REPUBLIKA.CO.ID, JAKARTA -- Insentif fiskal yang disediakan oleh pemerintah untuk mendorong investasi di dalam negeri dinilai kurang kompetitif. Ekonom Lembaga Ilmu Pengetahuan Indonesia Latif Adam mengatakan, dibandingkan negara-negara ASEAN, insentif yang diberikan Indonesia masih kalah dengan Thailand maupun Malaysia. "Ini penting untuk diperhatikan oleh pemerintah," ujar Latif kepada ROL, Rabu (22/5).
Menurut Latif, insentif fiskal di Thailand lebih dinamis dari sisi durasinya.
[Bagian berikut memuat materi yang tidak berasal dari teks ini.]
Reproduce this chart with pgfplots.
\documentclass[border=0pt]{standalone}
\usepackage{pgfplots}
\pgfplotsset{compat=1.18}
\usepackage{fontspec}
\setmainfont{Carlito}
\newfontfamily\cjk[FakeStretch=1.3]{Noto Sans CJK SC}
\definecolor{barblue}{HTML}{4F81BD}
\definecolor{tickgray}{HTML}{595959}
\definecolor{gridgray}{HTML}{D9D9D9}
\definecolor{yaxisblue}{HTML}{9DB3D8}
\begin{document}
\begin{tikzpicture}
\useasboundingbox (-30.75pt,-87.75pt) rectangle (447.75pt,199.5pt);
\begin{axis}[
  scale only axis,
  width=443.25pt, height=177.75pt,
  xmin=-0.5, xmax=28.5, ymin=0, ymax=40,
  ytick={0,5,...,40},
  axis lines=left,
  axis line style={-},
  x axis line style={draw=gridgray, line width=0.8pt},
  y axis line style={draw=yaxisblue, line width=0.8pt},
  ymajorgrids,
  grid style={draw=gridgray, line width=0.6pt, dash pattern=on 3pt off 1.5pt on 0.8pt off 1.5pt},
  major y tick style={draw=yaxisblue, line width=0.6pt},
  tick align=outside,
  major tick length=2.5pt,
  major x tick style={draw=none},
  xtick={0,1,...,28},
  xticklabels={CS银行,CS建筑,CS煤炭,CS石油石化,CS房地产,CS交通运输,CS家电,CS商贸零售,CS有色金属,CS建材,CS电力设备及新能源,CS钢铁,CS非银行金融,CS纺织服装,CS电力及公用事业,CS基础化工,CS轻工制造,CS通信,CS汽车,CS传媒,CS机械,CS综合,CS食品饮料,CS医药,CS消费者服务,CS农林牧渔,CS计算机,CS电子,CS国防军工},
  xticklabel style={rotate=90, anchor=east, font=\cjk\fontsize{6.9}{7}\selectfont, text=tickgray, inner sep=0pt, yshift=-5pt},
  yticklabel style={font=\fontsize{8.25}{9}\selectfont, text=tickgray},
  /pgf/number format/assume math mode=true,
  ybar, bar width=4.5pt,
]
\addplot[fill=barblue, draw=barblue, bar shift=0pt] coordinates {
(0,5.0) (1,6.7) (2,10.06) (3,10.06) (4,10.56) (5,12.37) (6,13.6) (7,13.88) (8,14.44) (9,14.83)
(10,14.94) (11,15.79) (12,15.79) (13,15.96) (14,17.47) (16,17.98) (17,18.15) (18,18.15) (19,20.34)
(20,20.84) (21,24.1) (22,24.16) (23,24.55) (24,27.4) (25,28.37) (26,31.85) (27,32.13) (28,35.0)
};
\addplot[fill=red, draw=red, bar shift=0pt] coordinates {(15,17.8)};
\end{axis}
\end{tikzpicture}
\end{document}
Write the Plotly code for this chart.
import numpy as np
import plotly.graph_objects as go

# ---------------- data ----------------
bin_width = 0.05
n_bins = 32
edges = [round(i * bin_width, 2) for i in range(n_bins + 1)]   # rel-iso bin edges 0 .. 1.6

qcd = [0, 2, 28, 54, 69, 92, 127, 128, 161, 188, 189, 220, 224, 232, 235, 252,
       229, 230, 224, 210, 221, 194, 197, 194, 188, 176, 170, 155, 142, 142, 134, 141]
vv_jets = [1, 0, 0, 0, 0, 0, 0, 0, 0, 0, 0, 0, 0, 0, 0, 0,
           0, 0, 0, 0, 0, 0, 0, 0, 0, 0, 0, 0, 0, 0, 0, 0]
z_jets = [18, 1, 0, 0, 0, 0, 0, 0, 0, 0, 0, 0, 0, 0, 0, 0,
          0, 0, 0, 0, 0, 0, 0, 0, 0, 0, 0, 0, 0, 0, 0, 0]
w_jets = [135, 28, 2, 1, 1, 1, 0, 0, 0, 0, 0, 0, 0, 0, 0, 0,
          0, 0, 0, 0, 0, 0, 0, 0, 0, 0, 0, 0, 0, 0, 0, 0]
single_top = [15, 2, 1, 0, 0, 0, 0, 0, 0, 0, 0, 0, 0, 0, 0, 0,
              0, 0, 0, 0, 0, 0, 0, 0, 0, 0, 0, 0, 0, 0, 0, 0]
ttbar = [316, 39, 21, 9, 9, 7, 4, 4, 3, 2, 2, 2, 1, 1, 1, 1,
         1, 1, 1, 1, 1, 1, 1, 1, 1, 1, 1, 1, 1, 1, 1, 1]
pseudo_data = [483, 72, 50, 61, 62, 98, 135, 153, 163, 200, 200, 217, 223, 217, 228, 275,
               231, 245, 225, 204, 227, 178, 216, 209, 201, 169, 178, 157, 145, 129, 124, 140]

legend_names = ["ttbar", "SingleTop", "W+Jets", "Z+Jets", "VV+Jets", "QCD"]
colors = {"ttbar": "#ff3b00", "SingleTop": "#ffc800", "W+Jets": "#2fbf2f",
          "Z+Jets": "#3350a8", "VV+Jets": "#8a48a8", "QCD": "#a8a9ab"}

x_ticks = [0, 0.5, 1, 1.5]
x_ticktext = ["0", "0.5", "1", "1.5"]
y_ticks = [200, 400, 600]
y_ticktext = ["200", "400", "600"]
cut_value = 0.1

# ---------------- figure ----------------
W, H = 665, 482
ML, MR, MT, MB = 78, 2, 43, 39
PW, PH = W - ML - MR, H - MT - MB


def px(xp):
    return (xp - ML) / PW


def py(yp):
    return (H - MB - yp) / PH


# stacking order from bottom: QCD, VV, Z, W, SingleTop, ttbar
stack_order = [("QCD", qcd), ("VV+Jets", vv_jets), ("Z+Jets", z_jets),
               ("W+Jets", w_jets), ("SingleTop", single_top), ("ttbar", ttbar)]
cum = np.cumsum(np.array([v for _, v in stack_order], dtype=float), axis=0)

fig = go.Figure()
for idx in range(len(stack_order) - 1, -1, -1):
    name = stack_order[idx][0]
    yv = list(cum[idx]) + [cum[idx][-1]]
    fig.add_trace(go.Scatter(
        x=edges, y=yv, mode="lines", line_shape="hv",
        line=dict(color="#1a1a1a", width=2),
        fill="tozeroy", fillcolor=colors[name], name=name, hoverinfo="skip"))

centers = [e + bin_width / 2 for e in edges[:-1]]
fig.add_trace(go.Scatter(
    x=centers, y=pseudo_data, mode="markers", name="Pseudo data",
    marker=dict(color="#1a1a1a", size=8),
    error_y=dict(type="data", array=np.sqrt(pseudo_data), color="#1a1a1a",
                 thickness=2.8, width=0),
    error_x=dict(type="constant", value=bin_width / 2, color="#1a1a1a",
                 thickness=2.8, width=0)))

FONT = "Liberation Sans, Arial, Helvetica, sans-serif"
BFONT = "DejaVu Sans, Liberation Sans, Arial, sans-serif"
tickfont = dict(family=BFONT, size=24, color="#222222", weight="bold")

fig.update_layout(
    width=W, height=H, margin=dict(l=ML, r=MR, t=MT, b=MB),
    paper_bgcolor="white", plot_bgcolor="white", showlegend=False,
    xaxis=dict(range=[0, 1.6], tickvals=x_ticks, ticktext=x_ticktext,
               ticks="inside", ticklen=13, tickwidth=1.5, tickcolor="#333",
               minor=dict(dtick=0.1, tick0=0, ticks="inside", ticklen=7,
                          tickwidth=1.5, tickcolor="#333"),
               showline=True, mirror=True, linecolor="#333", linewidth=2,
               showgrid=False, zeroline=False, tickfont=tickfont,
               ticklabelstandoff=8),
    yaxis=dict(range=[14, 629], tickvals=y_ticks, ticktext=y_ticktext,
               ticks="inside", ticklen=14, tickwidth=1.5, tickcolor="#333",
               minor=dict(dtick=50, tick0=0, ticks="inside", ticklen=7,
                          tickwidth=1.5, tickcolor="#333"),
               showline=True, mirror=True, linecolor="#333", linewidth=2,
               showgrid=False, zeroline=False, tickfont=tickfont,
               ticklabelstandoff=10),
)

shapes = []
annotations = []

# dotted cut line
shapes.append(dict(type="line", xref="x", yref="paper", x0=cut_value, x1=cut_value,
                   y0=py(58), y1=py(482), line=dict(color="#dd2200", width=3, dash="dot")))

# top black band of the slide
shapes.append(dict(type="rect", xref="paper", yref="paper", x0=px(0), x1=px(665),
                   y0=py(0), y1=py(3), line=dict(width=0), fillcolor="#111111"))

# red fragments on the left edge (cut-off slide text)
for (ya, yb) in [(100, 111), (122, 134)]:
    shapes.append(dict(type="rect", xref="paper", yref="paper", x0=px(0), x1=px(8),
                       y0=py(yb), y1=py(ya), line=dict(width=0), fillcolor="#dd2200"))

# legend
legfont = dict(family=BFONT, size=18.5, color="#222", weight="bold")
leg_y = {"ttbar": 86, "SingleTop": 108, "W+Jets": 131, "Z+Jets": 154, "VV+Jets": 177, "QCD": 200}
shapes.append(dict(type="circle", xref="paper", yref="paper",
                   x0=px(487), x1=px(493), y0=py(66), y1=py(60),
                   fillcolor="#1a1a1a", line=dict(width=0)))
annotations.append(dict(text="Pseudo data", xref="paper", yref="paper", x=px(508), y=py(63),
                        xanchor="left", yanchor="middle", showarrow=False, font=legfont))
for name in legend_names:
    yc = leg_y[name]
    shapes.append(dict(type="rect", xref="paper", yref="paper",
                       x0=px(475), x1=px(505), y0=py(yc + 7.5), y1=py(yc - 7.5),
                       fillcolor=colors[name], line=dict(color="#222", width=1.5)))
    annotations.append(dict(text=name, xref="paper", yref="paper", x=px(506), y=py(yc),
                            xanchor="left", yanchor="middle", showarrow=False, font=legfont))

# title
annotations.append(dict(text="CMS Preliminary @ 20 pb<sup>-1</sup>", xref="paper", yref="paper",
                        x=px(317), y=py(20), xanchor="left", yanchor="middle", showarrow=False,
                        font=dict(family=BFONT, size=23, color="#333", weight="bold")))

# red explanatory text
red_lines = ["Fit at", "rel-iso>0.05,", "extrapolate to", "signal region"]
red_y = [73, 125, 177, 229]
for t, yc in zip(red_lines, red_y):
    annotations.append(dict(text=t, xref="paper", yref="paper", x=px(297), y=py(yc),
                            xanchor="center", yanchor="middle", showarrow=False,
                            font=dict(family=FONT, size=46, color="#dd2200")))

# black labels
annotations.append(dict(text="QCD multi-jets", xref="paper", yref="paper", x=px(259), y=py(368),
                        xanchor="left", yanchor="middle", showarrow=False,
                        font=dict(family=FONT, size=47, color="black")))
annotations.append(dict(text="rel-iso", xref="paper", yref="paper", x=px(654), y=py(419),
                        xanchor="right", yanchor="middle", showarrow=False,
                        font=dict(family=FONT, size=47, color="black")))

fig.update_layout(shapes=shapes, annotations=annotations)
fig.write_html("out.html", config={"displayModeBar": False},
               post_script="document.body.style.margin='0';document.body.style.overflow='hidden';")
Misalnya pada investasi yang bersifat padat karya, diberikan pengurangan pajak yang diberikan tinggi. Begitupun apabila investor berinvestasi pada daerah terbelakang.
Latif menjelaskan, pada dasarnya insentif fiskal diberikan kepada negara-negara berkembang akibat iklim investasi yang belum kondusif. Hal tersebut disebabkan banyaknya sejumlah permasalahan yang mengakibatkan ekonomi biaya tinggi. Misalnya karena kondisi infrastruktur yang buruk ataupun birokrasi yang rumit. Oleh karena itu, insentif diberikan untuk mendorong investasi.
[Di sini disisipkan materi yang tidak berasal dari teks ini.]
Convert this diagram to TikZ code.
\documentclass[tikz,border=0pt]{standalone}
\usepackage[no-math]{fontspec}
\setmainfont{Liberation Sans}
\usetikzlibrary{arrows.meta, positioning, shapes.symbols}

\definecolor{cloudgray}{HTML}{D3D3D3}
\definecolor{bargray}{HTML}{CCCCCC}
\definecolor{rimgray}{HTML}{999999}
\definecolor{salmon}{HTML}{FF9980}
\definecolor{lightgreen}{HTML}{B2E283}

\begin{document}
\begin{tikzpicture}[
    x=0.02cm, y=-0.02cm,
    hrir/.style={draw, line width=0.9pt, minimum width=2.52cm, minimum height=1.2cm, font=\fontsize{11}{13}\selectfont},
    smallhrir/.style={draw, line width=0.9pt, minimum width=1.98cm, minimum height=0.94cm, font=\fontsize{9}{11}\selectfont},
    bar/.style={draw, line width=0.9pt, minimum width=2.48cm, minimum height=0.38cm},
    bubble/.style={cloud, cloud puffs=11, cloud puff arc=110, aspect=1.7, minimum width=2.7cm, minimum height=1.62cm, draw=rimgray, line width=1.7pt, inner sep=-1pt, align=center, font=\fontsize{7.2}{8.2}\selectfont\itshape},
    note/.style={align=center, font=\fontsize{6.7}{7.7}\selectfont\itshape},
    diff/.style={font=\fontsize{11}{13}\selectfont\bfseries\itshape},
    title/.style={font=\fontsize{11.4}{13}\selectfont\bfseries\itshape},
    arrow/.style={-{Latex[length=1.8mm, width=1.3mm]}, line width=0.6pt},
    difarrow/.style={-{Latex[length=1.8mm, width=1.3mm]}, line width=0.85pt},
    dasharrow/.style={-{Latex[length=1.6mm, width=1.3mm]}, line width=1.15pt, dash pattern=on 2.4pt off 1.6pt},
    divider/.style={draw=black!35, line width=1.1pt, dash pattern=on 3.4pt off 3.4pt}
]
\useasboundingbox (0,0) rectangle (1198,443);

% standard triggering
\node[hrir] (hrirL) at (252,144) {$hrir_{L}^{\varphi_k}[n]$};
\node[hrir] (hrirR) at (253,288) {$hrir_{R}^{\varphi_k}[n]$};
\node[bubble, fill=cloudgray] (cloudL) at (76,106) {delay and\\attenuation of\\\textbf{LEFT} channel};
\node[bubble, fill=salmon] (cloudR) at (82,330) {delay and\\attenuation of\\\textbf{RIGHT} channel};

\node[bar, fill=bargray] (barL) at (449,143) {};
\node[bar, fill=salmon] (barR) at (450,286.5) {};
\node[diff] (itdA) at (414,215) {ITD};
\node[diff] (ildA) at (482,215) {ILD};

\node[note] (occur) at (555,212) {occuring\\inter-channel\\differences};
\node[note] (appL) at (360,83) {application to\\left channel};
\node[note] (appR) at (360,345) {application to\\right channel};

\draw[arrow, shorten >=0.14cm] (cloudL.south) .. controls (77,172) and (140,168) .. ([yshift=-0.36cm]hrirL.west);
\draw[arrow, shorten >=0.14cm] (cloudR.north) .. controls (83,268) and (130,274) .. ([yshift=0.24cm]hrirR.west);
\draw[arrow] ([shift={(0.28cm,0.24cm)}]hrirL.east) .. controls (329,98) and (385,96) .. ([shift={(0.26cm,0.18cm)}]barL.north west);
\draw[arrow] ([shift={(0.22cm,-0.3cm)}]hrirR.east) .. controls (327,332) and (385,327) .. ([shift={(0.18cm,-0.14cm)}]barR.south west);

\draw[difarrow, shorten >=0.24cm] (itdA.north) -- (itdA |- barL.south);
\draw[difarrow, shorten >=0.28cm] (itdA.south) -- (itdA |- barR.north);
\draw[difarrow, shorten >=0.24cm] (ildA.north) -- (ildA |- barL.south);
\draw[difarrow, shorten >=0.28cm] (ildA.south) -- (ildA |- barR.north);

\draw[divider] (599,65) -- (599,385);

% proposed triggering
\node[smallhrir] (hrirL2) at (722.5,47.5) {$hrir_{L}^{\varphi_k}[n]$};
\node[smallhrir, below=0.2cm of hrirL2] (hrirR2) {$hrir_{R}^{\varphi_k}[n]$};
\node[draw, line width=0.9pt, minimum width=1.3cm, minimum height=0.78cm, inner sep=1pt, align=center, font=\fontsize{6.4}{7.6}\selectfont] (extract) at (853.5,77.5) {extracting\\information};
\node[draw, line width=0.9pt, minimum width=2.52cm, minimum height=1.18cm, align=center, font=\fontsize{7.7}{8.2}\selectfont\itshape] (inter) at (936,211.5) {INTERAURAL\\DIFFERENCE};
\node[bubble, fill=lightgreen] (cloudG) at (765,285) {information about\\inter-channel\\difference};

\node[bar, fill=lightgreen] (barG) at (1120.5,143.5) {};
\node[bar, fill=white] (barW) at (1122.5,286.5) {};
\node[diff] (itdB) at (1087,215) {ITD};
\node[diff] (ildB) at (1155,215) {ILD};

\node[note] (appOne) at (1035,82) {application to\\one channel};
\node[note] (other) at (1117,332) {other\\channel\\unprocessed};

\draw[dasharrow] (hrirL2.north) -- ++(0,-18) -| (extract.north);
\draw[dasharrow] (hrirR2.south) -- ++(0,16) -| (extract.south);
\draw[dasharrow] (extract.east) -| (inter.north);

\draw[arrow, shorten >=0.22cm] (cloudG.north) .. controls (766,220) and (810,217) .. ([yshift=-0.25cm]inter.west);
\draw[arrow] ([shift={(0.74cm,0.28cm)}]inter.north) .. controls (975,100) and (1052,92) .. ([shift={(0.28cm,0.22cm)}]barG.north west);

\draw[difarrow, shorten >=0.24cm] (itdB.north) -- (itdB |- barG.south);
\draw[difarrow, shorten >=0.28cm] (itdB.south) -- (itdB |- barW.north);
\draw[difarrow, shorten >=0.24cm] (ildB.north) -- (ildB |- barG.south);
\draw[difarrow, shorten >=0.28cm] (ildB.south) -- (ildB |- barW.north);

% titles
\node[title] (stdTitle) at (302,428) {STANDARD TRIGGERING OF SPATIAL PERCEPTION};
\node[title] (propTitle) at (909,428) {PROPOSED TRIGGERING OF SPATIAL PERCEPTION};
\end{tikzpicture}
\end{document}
Selama ini, ujar Latif, pemerintah telah mengupayakan berbagai cara untuk mendorong investasi melalui pemberian tax allowance maupun tax holiday. Akan tetapi, sampai saat ini sangat minim perusahaan yang memanfaatkannya. "Artinya yang ditawarkan pemerintah tak menarik," kata Latif.
Selain itu, ada sejumlah isu yang menjadi perhatian investor seperti betapa rumit dan berbelit-belitnya proses untuk mendapatkan insentif. Di mata investor, kata Latif, pemerintah dinilai setengah hati karena ketika promosi dilakukan di negara-negara sumber investor, salah satu yang digembar-gemborkan adalah pemerintah akan menyiapkan insentif seperti tax holiday.
"Satu hal yang harus dibenahi adalah simpul-simpul tersebut. Sehingga insentif tak hanya berada dalam tataran konsep," ujarnya.
Lebih lanjut, Latif mengatakan rincian insentif fiskal yang diberikan harus disusun secara transparan, rigid dan komprehensif. Pembedaan antara tiap sektor maupun daerah investasi harus jelas. Kemudian, diperlukan harmoninasi antara pemerintah pusat dan daerah.
Menurut Latif, percuma apabila insentif fiskal ditawarkan kepada investor, namun berbagai tagihan tambahan dari daerah berupa pajak maupun retribusi harus ditanggung investor. "Itu mendesak untuk diperbaiki," ucapnya.